While he liked bench work, he has fond memories of challenging field operations, such as when they would set-up an ad hoc microwave network across the desert from San Diego Padre Baseball spring training camp in Arizona to Chocolate Mountain near the California border, to Laguna Mountain, aiming to Mt. San Miguel for relay to their studio in Kearny Mesa. They used only BMS portable ENG equipment and 6-foot dishes.

When NBC had a reduction-in-force in 2000, Frank took a job under Ron Eden’s supervision at KGTV the very next workday. He continued specializing in ENG maintenance and operations, but took over much of the transmitter care at Mt. Soledad when Eden left. Frank ceremonially signed off the analog transmitter in March of 2009 for the last time.

Frank plans to “take it easy for at least the next six months” with Rebecca, his wife of 42 years.

KGTV is honoring his retirement with a luncheon this week.

Certification News: KGTV’s Schiller Passes CBTE

Matthew Schiller of KGTV last month passed his exam and is now a Certified Broadcast Television Engineer. Congratulations Matt!

Nationally, SBE says they are rewriting many of the certification questions and preview materials to update them. Exam takers were questioning the increasingly irrelevant questions about analog video technologies and the like.

If you would like to take a certification exam in June, have your application in by April 16, the end of the NAB Convention. You can sign up for the exams given at the NAB Convention before March 26. See the SBE website for more information.

KPBS Signs Off La Jolla TV Translators

On February 15, Leon Messenie took the elevator to the top of 939 Coast Boulevard across the street from the La Jolla Cove Park and turned off the power to his two analog TV translators, perhaps for good.

K59AL and K67AM have been broadcasting with less than 2kW ERP from downtown La Jolla since at least June 1974, according to current FCC records. Messenie, now Director of Engineering, remembers that the translators have been there since before he started as a bench technician with KPBS in May 1981.

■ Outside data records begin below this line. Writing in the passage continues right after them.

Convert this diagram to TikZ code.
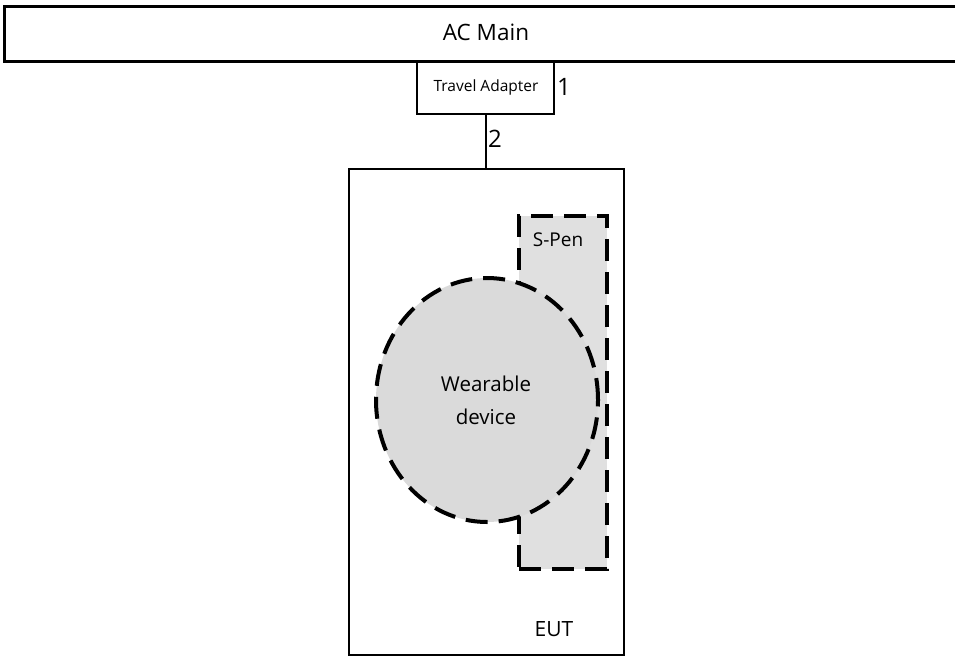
\documentclass[tikz,border=0pt]{standalone}
\usepackage{fontspec}
\setmainfont{Open Sans}
\usetikzlibrary{shapes.geometric}
\definecolor{penfill}{HTML}{E0E0E0}
\definecolor{wearfill}{HTML}{DADADA}
\tikzset{
  solidbox/.style={draw=black, line width=2.2pt},
  dashbox/.style={draw=black, line width=4pt, dash pattern=on 22pt off 11pt},
  lbl/.style={inner sep=0pt},
}
\begin{document}
\begin{tikzpicture}[x=1pt,y=-1pt]
\useasboundingbox (0,0) rectangle (955,656);
% AC main
\node[draw=black, line width=3pt, minimum width=960pt, minimum height=55pt, anchor=north west, inner sep=0pt] (ac) at (3,5) {};
\node[lbl, font=\fontsize{22.5}{26}\selectfont] (actext) at (486,32) {AC Main};
% travel adapter
\node[solidbox, minimum width=137pt, minimum height=53pt, anchor=north west, inner sep=0pt] (ta) at (416,60) {};
\node[lbl, font=\fontsize{15.5}{18}\selectfont] (tatext) at (486,87) {Travel Adapter};
\node[lbl, font=\fontsize{24}{28}\selectfont] (one) at (564,87) {1};
% EUT
\node[solidbox, minimum width=275pt, minimum height=486pt, anchor=north west, inner sep=0pt] (eut) at (348,168) {};
\coordinate (tabot) at (486,113);
\coordinate (euttop) at (486,168);
\draw[line width=1.5pt] (tabot) -- (euttop);
\node[lbl, font=\fontsize{24}{28}\selectfont] (two) at (495,139) {2};
\node[lbl, font=\fontsize{21}{25}\selectfont] (euttext) at (554,629) {EUT};
% S-Pen
\node[dashbox, fill=penfill, minimum width=88pt, minimum height=353pt, anchor=north west, inner sep=0pt] (spen) at (517,214) {};
\node[lbl, font=\fontsize{19}{22}\selectfont] (spentext) at (558,240) {S-Pen};
% Wearable
\node[dashbox, fill=wearfill, ellipse, minimum width=222pt, minimum height=244pt, inner sep=0pt] (wear) at (487,400) {};
\node[lbl, align=center, font=\fontsize{20.5}{33}\selectfont] (weartext) at (486,400) {Wearable\\device};
\end{tikzpicture}
\end{document}
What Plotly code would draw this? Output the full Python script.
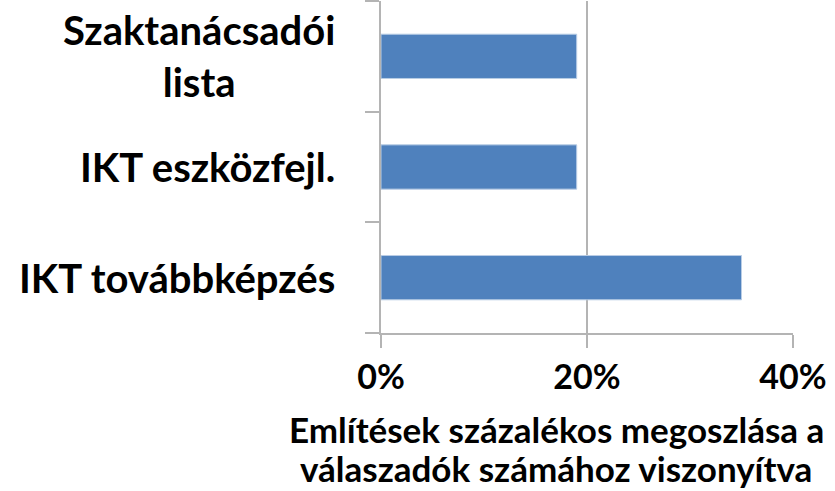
import plotly.graph_objects as go

# data (bottom to top, as drawn)
categories = ["IKT továbbképzés", "IKT eszközfejl.", "Szaktanácsadói lista"]
category_labels = ["IKT továbbképzés", "IKT eszközfejl.", "Szaktanácsadói<br>lista"]
values = [0.35, 0.19, 0.19]
tick_vals = [0, 0.2, 0.4]
tick_text = ["0%", "20%", "40%"]
axis_title = ["Említések százalékos megoszlása a", "válaszadók számához viszonyítva"]

W, H = 835, 491
L, R, T, B = 381, 42, 1, 158
PW, PH = W - L - R, H - T - B
FONT = "Lato"
GRID = "#b4b4b4"


def px_x(px):
    return (px - L) / PW


def px_y(py):
    return (H - B - py) / PH


fig = go.Figure()
fig.add_trace(go.Bar(
    x=values, y=categories, orientation="h",
    marker=dict(color="#4f81bd", line=dict(color="#b9cde5", width=1)),
))

fig.update_layout(
    width=W, height=H,
    margin=dict(l=L, r=R, t=T, b=B, pad=0),
    plot_bgcolor="white", paper_bgcolor="white",
    bargap=0.6, showlegend=False,
    font=dict(family=FONT, color="black"),
)
fig.update_xaxes(
    range=[0, 0.4], tickvals=tick_vals, ticktext=tick_text,
    tickfont=dict(family=FONT, size=34, weight="bold"),
    ticks="outside", ticklen=13, tickcolor=GRID, tickwidth=1.5,
    showgrid=True, gridcolor=GRID, gridwidth=1.5,
    showline=True, linecolor=GRID, linewidth=1.5,
    zeroline=False, fixedrange=True, automargin=False,
)
fig.update_yaxes(
    categoryorder="array", categoryarray=categories,
    range=[-0.5, len(categories) - 0.5],
    showticklabels=False, ticks="outside", tickson="boundaries",
    ticklen=14, tickcolor=GRID, tickwidth=1.5,
    showline=True, linecolor=GRID, linewidth=1.5,
    showgrid=False, zeroline=False, fixedrange=True,
)

# category labels: right-aligned block, lines centered within it
cat_font = dict(family=FONT, size=40, weight="bold", color="black")
for cat, label in zip(categories, category_labels):
    fig.add_annotation(
        x=px_x(337), xref="paper", xanchor="right", align="center",
        y=cat, yref="y", yanchor="middle", showarrow=False,
        text=label, font=cat_font,
    )

title_font = dict(family=FONT, size=35, weight="bold", color="black")
for i, line in enumerate(axis_title):
    fig.add_annotation(
        x=px_x(556), xref="paper", xanchor="center",
        y=px_y(429 + i * 39), yref="paper", yanchor="middle",
        showarrow=False, text=line, font=title_font,
    )

fig.write_html("out.html", config={"displayModeBar": False},
               post_script="document.body.style.margin='0';")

The site offered to fill the signal for the patrons of KPBS who couldn’t receive the signal by antenna because of Mt. Soledad shadowing the main signal from their channel 15 UHF analog signal on Mt. San Miguel. (At one time, KNSD had a similar fill-in translator on channel 62 at the top of Mt. Soledad.) They took a Time Warner Cable feed as video and audio source. At one time, K59AL and K67AM were at different locations, but they lost their lease on the alternate building, according to Messenie.

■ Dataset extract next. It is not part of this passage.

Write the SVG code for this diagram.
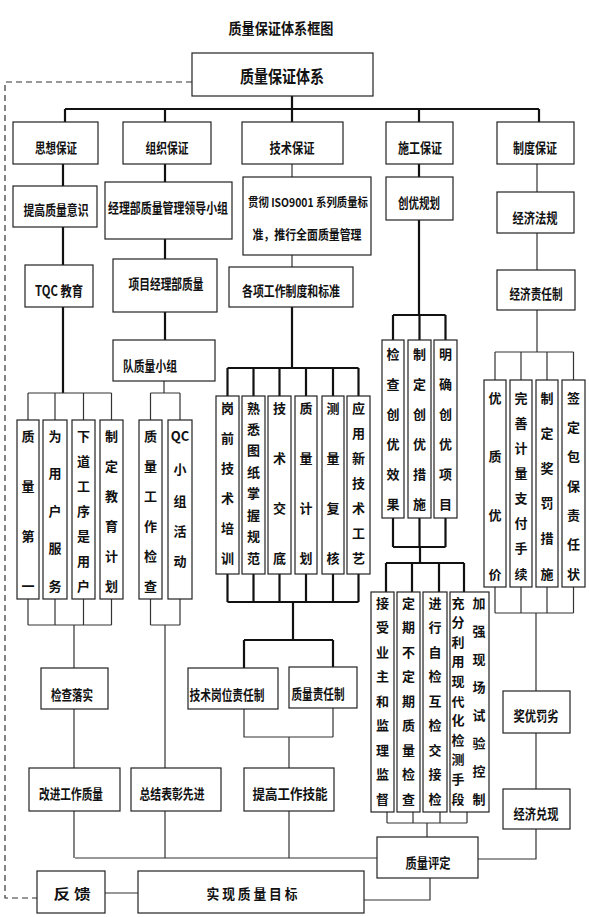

He looked for a displacement DTV channel for the La Jolla translators, but when he applied for channel 15, the Los Angeles Sheriff’s Department asked for the entire 6 MHz wide channel as a new land mobile band, and the FCC formally agreed last year, citing support for Homeland Security. Then he filed for channel 38. During international coordination, Mexico objected, then it suddenly appeared occupied as XHAS-DT from Tijuana.

Messenie says that Verizon is now ready to take over the 700MHz bandwidth they purchased by auction years ago. “They have been very supportive. Verizon was working with our Washington DC legal firm and even wrote a letter to the FCC when we were waiting to hear back from the FCC. They were on our side trying to get channel 38.  Then Mexico fired up on 38 and it was all over. Eventually all they could say was that they now had their 700MHz equipment in place and were ready to start testing. They worked with me until I could get our ducks in a row for turning off the translators. Once our Audience Service department was ready for the call I shut off the translators. Verizon was very nice throughout the whole ordeal.”

KPBS licensee San Diego State University said in their STA filing for a dark channel that they will continue to pursue a replacement digital allocation. Meanwhile, reaction to the shutdown resulted in four calls during the first two weeks of being off-the-air.